Way Down Low also includes songs written by others, notably including a most melancholic interpretation of Brian Wilson’s “I Just Wasn’t Made For These Times” (“It expressed a profound sentiment that I understood when I first heard it, and had to sing it”) and “Whispering Grass,” the 1940 hit for The Ink Spots, a “no-brainer” which was suggested for her by the legendary record company executive Bruce Lundvall.

Lovett returns the duet favor on “Long Way Home,” and Edmonson also includes “Hopelessly Blue,” by her friend Miles Zuniga. “He hadn’t recorded it, and I thought it was phenomenal and perfectly written and needed to be sung by someone—so I took it upon myself,” she explains. “But I just wanted to make good music because I love good music: I could have tried to fill up the album with lesser songs by me, but I felt compelled to record songs that I heard that I thought were wonderful.”

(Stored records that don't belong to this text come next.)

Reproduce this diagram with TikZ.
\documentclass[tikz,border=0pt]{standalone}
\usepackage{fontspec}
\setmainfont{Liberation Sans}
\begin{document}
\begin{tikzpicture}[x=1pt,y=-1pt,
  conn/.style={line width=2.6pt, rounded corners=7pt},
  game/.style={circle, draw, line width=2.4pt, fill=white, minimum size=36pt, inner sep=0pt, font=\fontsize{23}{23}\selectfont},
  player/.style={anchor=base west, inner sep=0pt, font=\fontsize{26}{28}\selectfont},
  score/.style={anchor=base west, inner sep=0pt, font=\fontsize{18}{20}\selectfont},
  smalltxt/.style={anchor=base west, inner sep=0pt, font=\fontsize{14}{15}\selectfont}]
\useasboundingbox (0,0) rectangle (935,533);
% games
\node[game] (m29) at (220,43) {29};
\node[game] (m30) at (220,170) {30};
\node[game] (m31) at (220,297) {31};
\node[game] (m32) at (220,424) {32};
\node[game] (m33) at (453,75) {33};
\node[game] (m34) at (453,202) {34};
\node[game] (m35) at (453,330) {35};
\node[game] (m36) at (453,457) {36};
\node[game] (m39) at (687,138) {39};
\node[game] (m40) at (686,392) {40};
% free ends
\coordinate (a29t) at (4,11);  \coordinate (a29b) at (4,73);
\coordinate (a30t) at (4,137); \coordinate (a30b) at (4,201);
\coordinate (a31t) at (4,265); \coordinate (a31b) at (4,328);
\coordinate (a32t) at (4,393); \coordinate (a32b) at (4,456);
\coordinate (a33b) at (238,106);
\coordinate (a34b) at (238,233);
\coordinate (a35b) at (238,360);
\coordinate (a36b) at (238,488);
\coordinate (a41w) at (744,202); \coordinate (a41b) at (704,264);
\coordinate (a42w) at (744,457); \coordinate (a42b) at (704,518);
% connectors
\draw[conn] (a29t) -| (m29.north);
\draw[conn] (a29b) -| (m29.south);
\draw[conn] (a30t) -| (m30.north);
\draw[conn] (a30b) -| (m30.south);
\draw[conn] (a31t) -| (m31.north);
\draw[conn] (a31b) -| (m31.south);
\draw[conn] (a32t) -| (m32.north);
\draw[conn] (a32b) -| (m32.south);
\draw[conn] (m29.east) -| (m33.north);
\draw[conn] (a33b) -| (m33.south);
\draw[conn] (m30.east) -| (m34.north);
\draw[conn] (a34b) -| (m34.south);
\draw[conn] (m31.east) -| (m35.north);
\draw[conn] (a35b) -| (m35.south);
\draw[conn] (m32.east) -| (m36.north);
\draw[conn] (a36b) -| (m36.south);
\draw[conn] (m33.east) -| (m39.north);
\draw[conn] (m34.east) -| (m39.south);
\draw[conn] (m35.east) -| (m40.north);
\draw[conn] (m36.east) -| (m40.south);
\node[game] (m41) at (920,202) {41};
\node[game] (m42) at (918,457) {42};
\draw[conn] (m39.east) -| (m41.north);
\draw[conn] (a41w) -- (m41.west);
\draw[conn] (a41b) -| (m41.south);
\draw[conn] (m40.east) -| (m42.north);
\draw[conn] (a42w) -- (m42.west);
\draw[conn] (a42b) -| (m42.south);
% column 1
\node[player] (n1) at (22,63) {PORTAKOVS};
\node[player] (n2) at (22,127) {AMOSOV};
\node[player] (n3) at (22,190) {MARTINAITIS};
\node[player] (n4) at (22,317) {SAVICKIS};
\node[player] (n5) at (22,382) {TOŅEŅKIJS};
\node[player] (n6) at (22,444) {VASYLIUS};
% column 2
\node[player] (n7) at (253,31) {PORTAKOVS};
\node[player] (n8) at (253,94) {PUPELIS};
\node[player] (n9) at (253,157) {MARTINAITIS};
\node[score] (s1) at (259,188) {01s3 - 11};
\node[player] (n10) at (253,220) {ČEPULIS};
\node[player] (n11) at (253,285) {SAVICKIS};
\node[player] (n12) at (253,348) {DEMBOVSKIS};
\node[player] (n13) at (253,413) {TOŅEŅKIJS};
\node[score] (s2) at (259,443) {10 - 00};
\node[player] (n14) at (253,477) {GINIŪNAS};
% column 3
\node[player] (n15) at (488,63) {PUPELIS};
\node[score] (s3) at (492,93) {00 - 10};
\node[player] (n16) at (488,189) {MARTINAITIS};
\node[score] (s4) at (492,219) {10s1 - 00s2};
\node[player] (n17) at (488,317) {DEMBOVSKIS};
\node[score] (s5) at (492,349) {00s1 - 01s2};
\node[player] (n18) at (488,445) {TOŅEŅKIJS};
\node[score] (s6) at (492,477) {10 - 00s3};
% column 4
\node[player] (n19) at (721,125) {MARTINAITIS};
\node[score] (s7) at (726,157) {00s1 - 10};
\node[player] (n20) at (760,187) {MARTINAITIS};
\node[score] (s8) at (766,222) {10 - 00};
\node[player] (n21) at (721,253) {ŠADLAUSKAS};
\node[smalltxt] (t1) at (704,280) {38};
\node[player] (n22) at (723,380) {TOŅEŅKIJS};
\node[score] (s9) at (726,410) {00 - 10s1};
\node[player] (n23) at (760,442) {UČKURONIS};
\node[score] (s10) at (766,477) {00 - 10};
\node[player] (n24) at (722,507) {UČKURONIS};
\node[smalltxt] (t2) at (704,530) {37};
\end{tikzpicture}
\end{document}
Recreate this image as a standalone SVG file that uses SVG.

Now living in Brooklyn, Edmonson recently became one of the faces of the makeup brand bareMinerals, and performed across the country as part of their “Force of Beauty” campaign–for which she also composed the original song “Bottom Of Your Heart.” She will now be going back and forth between the U.S. and Europe through the fall, as Way Down Low is being released worldwide.

Meanwhile, she already has enough songs on hand for two or three more albums. “I’m narrowing down the list for the next album, but I think there are still some gems out there that haven’t been unearthed—original or not,” she says, promising, “I won’t put anything in an album that doesn’t belong there, or feels less than I can do.”